Starting with the line that contains "Rebuild this chart" and stopping after the line that contains "plt.rcParams['font.family'] = ['Inter', 'DejaVu", output every line exactly as it stands.

### Source code of charts
****

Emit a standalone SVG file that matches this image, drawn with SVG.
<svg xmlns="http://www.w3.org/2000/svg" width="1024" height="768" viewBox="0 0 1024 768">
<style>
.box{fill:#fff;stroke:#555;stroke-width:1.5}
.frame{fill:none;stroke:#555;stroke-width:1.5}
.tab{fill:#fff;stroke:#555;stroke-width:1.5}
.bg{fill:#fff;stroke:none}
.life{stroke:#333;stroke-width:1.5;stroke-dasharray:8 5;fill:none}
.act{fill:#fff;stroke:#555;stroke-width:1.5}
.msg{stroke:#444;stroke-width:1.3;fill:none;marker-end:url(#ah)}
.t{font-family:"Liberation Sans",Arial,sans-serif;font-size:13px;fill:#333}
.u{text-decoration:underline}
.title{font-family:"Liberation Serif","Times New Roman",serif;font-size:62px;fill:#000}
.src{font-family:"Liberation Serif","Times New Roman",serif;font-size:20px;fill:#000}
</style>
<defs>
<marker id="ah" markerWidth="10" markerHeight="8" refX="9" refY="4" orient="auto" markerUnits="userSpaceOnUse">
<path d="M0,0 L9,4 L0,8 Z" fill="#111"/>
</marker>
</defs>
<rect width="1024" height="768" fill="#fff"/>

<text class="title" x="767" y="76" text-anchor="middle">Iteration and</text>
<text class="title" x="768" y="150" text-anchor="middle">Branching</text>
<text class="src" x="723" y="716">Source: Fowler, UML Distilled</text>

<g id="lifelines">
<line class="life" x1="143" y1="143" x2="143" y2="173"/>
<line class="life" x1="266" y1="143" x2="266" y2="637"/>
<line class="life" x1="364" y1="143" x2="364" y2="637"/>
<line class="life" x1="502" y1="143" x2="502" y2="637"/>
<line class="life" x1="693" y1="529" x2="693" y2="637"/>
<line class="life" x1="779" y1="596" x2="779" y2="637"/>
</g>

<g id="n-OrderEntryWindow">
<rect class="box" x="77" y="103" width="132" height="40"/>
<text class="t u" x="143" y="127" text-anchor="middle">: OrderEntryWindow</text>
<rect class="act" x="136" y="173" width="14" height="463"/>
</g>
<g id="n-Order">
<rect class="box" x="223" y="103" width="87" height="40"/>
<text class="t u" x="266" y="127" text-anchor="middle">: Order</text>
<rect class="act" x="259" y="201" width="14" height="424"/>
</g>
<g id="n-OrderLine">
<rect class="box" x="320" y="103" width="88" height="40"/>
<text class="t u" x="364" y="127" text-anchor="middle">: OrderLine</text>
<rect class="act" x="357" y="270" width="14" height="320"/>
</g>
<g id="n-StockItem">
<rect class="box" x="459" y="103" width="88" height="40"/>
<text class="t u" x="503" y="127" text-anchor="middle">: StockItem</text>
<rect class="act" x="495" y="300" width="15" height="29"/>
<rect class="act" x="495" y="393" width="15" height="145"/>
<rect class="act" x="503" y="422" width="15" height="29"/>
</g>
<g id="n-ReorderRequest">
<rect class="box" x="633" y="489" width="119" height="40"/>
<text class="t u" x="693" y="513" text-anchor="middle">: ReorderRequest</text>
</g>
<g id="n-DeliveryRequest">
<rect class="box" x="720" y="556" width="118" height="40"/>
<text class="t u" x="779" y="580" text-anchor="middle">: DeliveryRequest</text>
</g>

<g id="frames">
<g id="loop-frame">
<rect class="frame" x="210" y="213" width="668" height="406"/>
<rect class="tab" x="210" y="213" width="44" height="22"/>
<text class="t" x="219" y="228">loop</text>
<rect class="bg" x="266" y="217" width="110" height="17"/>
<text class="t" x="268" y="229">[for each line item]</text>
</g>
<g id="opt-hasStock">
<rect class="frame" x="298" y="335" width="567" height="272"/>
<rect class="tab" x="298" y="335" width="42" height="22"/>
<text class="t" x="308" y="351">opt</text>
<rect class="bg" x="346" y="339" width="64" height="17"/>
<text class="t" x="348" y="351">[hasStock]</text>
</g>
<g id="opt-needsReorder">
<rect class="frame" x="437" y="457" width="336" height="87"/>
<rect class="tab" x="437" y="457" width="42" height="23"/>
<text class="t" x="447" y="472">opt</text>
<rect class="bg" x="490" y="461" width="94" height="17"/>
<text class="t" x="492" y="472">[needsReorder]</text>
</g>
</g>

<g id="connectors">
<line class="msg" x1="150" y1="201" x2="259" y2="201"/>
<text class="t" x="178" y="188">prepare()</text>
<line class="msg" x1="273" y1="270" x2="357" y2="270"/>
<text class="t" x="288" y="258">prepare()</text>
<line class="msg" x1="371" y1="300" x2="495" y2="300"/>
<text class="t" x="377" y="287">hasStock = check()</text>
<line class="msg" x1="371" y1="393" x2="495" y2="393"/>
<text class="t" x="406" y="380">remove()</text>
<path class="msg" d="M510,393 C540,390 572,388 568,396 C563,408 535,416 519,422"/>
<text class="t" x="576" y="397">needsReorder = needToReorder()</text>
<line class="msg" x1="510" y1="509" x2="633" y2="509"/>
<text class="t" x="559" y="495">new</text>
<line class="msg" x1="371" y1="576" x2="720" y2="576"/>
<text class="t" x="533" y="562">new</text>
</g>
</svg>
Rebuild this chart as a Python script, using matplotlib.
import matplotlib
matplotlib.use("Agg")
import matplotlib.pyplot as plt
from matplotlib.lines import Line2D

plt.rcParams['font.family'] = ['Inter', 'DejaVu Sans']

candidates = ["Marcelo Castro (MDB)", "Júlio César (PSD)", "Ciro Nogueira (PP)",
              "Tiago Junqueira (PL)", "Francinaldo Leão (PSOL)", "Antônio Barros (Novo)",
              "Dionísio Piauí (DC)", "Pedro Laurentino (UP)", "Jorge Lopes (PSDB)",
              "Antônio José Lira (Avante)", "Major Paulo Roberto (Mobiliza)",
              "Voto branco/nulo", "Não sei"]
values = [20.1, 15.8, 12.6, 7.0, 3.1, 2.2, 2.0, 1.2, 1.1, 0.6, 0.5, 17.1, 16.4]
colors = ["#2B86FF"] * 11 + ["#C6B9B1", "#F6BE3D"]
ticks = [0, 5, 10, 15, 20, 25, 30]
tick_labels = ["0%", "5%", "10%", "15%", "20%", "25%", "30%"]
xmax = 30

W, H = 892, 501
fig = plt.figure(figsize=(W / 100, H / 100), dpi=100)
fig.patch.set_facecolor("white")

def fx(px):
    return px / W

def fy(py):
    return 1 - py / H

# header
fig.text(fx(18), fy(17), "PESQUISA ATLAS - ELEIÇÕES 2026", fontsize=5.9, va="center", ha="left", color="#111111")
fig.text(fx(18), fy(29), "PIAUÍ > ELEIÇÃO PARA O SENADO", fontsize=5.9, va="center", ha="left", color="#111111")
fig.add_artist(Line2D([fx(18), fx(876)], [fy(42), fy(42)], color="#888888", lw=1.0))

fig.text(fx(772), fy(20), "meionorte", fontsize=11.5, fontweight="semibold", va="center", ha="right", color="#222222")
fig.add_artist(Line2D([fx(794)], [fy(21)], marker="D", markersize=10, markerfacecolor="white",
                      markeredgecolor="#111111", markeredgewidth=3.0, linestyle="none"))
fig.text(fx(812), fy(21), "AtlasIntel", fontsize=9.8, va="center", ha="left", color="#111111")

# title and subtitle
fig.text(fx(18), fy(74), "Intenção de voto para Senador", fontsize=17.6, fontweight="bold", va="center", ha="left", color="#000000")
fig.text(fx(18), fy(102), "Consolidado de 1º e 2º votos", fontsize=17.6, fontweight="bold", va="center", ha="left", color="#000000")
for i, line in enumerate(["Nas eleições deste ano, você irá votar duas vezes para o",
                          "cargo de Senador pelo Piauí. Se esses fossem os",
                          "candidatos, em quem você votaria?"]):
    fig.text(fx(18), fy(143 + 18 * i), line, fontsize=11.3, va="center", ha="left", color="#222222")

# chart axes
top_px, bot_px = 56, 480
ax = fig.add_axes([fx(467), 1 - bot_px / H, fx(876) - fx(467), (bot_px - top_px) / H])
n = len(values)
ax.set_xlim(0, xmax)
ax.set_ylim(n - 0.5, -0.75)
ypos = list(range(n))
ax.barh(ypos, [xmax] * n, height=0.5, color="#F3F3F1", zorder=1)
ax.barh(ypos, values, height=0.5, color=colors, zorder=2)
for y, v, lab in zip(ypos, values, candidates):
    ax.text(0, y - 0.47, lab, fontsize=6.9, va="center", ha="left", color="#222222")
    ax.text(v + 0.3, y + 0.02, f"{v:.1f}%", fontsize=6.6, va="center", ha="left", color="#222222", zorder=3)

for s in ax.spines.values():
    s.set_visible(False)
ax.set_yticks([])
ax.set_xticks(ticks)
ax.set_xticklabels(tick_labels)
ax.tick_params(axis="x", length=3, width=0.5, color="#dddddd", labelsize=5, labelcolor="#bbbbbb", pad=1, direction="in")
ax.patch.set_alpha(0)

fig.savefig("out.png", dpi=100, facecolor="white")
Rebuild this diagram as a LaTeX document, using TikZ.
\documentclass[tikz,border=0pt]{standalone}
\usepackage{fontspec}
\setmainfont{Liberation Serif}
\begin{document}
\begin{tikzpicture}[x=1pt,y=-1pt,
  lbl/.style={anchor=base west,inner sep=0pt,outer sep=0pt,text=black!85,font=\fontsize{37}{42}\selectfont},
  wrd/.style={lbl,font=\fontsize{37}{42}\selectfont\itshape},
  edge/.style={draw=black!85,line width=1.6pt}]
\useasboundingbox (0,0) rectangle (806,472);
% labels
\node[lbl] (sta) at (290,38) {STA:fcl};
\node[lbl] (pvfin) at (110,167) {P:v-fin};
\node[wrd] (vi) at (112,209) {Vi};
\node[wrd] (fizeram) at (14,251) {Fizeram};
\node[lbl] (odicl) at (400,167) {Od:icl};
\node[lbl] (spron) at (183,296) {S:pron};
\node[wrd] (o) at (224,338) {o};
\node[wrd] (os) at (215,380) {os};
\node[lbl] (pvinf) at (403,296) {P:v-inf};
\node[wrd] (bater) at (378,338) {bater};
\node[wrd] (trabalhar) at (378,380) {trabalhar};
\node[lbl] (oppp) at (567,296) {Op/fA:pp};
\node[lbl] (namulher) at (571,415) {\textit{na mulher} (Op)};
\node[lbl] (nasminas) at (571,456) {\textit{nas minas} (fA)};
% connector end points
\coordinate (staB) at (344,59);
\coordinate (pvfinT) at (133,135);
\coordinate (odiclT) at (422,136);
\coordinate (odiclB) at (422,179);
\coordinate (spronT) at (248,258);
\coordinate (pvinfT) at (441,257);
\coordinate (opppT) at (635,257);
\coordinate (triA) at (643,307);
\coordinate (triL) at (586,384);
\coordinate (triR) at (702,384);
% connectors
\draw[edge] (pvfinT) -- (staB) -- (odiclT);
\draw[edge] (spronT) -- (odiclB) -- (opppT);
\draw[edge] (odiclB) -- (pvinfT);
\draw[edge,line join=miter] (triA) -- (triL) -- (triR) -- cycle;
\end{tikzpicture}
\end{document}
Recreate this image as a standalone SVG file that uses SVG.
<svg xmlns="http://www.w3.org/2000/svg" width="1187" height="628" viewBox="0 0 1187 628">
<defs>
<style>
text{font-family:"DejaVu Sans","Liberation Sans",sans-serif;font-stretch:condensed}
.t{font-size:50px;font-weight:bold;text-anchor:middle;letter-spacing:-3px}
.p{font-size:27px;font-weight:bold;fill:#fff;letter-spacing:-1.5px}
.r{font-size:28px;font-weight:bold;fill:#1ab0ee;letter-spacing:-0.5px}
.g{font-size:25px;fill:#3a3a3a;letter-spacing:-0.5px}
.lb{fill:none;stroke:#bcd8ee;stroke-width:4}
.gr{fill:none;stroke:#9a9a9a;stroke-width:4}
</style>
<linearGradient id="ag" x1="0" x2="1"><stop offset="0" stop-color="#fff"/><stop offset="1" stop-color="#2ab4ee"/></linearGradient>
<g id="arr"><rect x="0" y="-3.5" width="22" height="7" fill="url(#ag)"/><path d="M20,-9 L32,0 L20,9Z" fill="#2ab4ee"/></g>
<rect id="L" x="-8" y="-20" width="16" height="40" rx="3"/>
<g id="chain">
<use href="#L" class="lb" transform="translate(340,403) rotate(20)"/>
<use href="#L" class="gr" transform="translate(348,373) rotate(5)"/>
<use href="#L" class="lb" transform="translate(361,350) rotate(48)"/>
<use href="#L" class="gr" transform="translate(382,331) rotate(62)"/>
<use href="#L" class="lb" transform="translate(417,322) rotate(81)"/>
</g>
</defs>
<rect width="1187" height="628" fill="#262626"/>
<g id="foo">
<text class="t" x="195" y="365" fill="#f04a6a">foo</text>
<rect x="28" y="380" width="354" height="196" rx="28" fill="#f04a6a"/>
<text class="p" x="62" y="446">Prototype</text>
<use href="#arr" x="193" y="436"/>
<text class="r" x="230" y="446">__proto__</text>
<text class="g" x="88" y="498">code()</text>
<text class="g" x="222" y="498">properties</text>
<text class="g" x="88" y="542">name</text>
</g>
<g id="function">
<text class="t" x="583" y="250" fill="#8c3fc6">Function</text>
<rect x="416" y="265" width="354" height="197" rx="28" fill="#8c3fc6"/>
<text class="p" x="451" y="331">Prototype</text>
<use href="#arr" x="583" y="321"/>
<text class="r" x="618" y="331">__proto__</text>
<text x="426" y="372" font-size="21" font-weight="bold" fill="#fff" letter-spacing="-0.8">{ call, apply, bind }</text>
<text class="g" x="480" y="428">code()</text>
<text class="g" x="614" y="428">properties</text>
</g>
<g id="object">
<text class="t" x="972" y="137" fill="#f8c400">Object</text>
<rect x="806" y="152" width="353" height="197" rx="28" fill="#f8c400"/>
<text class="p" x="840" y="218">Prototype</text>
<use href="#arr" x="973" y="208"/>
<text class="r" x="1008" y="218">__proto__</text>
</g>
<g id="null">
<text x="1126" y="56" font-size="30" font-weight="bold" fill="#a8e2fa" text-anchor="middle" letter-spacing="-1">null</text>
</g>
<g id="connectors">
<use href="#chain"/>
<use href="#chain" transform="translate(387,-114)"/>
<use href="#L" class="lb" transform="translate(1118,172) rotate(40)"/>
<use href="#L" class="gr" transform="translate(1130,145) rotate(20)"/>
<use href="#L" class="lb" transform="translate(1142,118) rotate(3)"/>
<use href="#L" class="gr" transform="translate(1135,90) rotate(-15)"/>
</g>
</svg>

****

### Task output
Rebuild this chart as a Python script, using matplotlib.
import matplotlib
matplotlib.use("Agg")
import matplotlib.pyplot as plt
from matplotlib.lines import Line2D

plt.rcParams['font.family'] = ['Inter', 'DejaVu Sans']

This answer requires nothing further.